The Swift Boat campaign was McManus' first and only foray into politics, and it came only after he retired from a successful career, becoming a lieutenant colonel in the Air Force and then a defense contract consultant. He had said he was compelled to speak out because of Kerry's 1971 Senate testimony, in which the future senator said soldiers had committed war crimes in Vietnam.
"For him, it wasn't about politics, it was about being in the military and what that stood for," said his wife of 41 years, Mary Jane McManus. "What Kerry did was something none of us would ever get over."
Born in New York City and raised in Babylon, McManus graduated magna cum laude from U.S. Air Force Academy in Colorado Springs, Colo., in 1964. Two years later, he was sent to Vietnam with the 390th Tactical Fighter Squadron at Danang Air Base but not before proposing to Mary Jane McCahill, also of Babylon.
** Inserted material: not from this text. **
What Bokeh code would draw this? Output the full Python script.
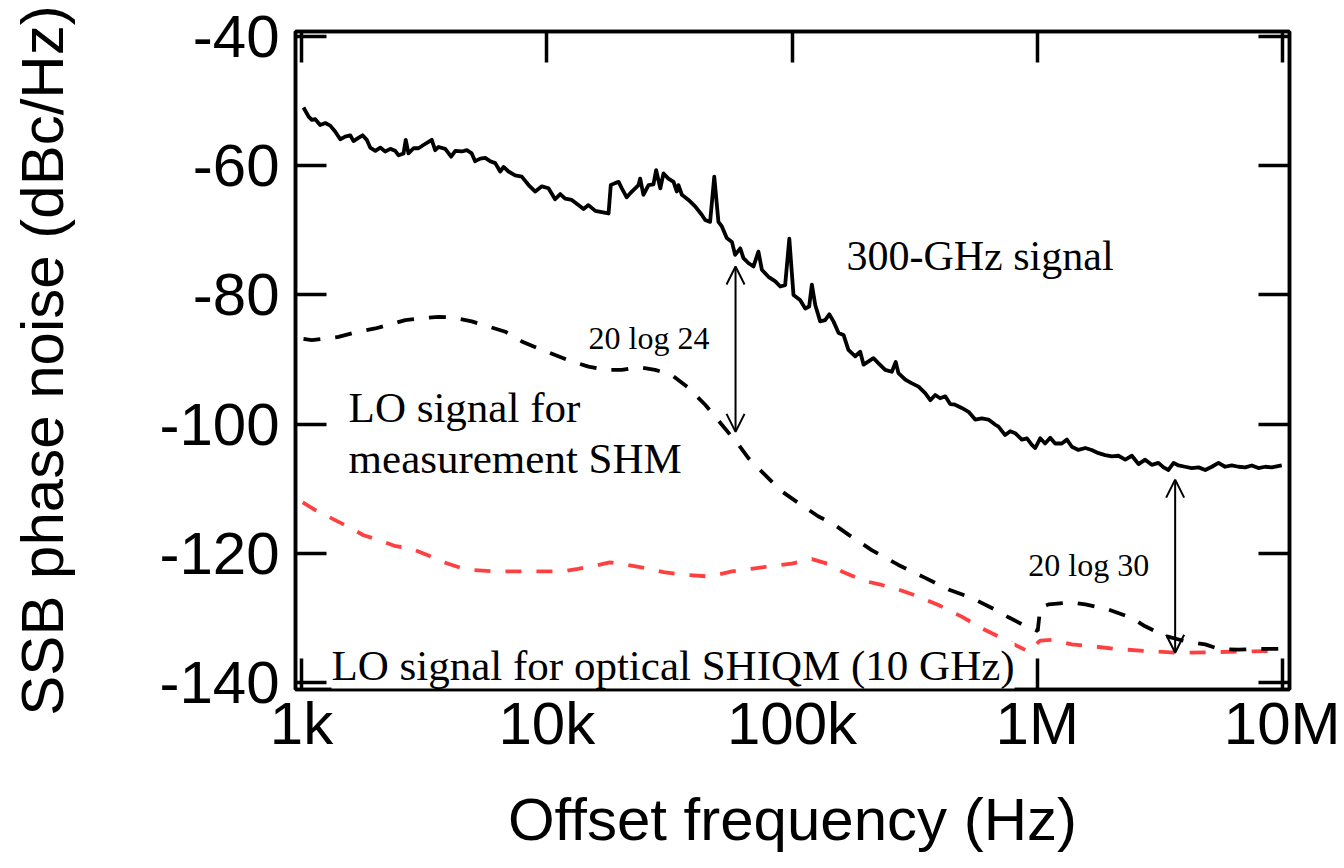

They married in March 1967 during a five-day furlough in Hawaii.
Three months later, McManus was shot down northeast of Hanoi. He later recalled in a PBS documentary, "Return With Honor," how village children stabbed him with bamboo as he was marched through villages. During his confinement, he said he was beaten and tortured for refusing to participate in anti-war propaganda.
One of his fellow captives in Hanoi was Navy pilot John McCain, who last week called Mary Jane McManus to express his condolences, she said.
McManus is survived by his wife and six children: Katie McManus, of Arlington, Va.; Bryan McManus and Molly McManus, both of Fairfax, Va.; John McManus and Lizzie McManus, both of Oakton, Va., and Maggie McManus of Eagle, Colo.; his sister, Karen McManus of Alexandria, Va.; and two brothers, Robert McManus of Massapequa, and Christopher McManus of Washington, D.C. He was preceded in death by son Kevin Roderic "Rory" McManus in 1999.